Think about where the world of business is. Think about how much Marketing has changed. Think about how much of that change is due to technology.
When my agency, Twist Image, got started in 2000, there was an issue in the Marketing world: more often than not the website and whatever remedial online marketing initiatives a brand was engaged with were housed within the IT (or technology) department. More often than not, the Marketers of the time were not all that tech savvy and - to be blunt - were terrified of the technology. If the IT department said something was not possible, they simply took that direction as law. Marketers didn't have the knowledge base or experience to debate it.
That's where the opportunity was/is.
Our little agency quickly realized that the true Marketing agency of the future would be one that could both work with the technology department by helping them to understand how to best deliver powerful online initiatives, while also working with Marketers to help them be less afraid of the IT department. I jokingly say that "not much has changed in the past decade," but that is just a joke. Sort of. The truth is that the digital divide gap has shrunk, but it's still far from where it should be.
The technology has advanced. The Marketing has advanced.
Who amongst us is not using technology (on many levels) more and more every day to deliver more Marketing efficiencies to the brands we represent? I've been in corporate boardrooms where the online marketing department is tethered into the general marketing department while the online channel of the organization (the website, etc...) is tethered into the IT department. I've also seen instances where the online channel stands alone while the online marketing is tethered into Marketing. Confused? You should be? Departmental divisions like this seem logical on an org chart and in planning, but rarely act that way out in the wild.
Bring forth the Chief Marketing Technologist.

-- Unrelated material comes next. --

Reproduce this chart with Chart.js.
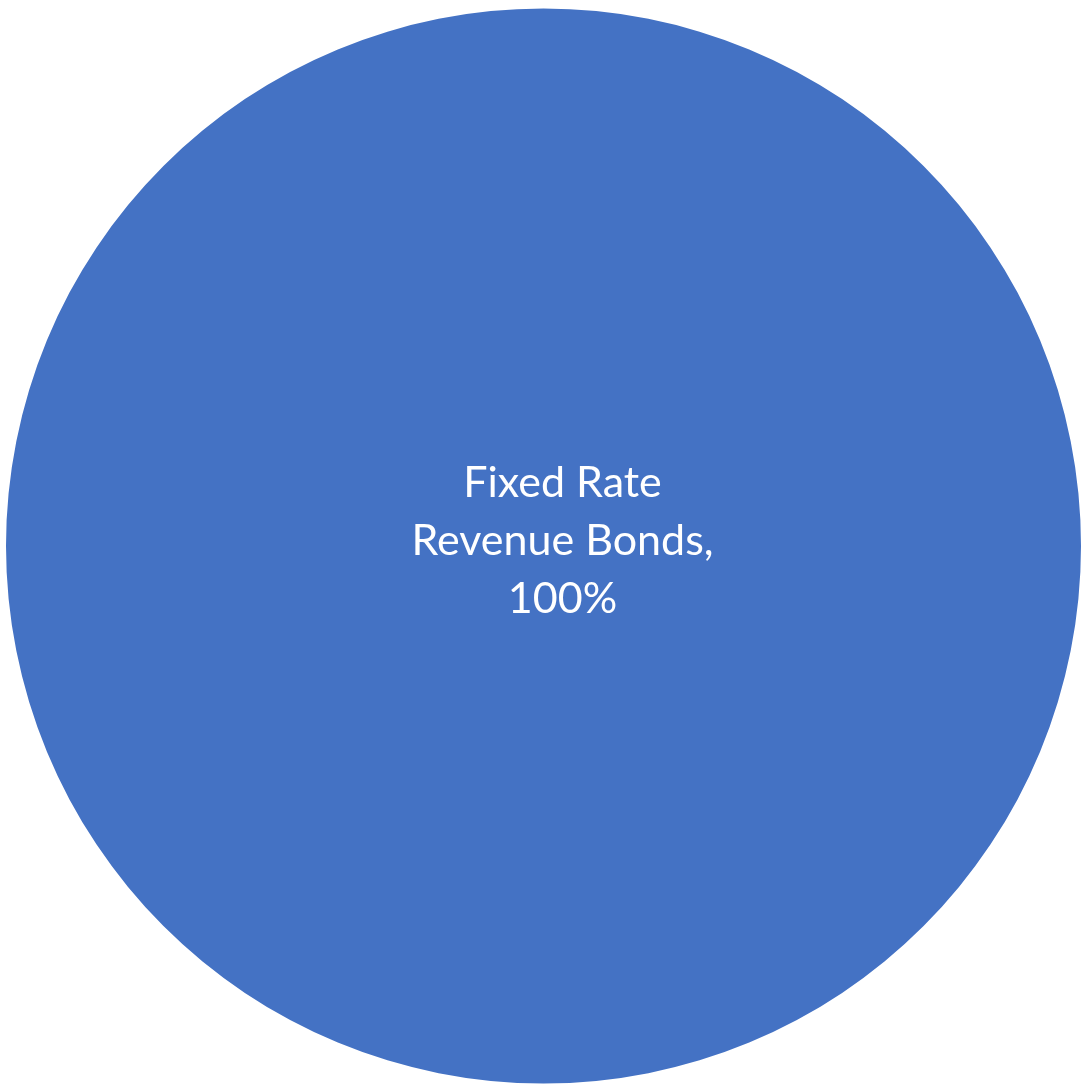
<!DOCTYPE html>
<html>
<head>
<meta charset="utf-8">
<script src="https://cdn.jsdelivr.net/npm/chart.js@4"></script>
<style>
  html, body { margin: 0; padding: 0; background: #ffffff; }
  #wrap { width: 1086px; height: 1086px; }
</style>
</head>
<body>
<div id="wrap"><canvas id="chart" width="1086" height="1086"></canvas></div>
<script>
// data
const categories = ["Fixed Rate Revenue Bonds"];
const shares = [100];
const sliceColors = ["#4472C4"];

// label in the slice: name, percent (sits a bit right of centre, like the original)
const sliceLabels = {
  id: "sliceLabels",
  afterDatasetsDraw(chart) {
    const ctx = chart.ctx;
    const meta = chart.getDatasetMeta(0);
    const total = shares.reduce((a, b) => a + b, 0);
    meta.data.forEach((arc, i) => {
      const pct = Math.round((shares[i] / total) * 100) + "%";
      const x = arc.x + 19;
      const y = arc.y + 9;
      const lines = ["Fixed Rate", "Revenue Bonds,", pct];
      ctx.save();
      ctx.fillStyle = "#ffffff";
      ctx.font = "43px Lato";
      ctx.textAlign = "center";
      ctx.textBaseline = "alphabetic";
      const lh = 58;
      lines.forEach((t, k) => {
        ctx.fillText(t, x, y - lh + k * lh);
      });
      ctx.restore();
    });
  },
};

const chart = new Chart(document.getElementById("chart").getContext("2d"), {
  type: "pie",
  data: {
    labels: categories,
    datasets: [
      {
        data: shares,
        backgroundColor: sliceColors,
        borderWidth: 0,
      },
    ],
  },
  options: {
    responsive: false,
    animation: false,
    layout: { padding: { top: 8, bottom: 2, left: 6, right: 5 } },
    plugins: {
      legend: { display: false },
      tooltip: { enabled: false },
    },
  },
  plugins: [sliceLabels],
});
</script>
</body>
</html>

While helping to organize a Marketing conference next year, I came across this notion of a Chief Marketing Technologist and it made my ears perk up. In researching the concept further (thank you, Google), I came across the Chief Marketing Technologist Blog by Scott Brinker (by the looks of it, he's been using the term since 2008 or so). Brinker recently published an article in Advertising Age titled, The Case for a Chief Marketing Technologist (September 29th, 2010), where he states:
"Marketing has become deeply entwined with technology. This didn't happen overnight; it's been sneaking up on us for a while. But because technology had been so tangential to marketing management for most of our history, the organizational structure of marketing has been slow to adjust to this new technology-centric reality. But we've clearly reached a tipping point. To fully reap the benefits of this Golden Age, marketing must officially take ownership of its technology platforms and strategies. And the first step of such ownership is to appoint someone to lead it. Enter the chief marketing technologist."
It makes perfect sense.
We can no longer continue down a road where IT, Technology and Marketing are not at the table together. We can no longer continue down a road where Marketing is not held to full accountability based on metrics, analytics and results. We can no longer continue down a road where this is not a critical part of the c-suite and how the overall brand and organization operates. We can longer continue down a road where this isn't a corporate imperative. While the idea of a Chief Marketing Technologist probably didn't make sense for any organization five years ago, it's hard to imagine that all of the Fortune 1000 companies are operating without one today.
You have to stop and wonder, why don't most organizations of size and substance have a Chief Marketing Technologist?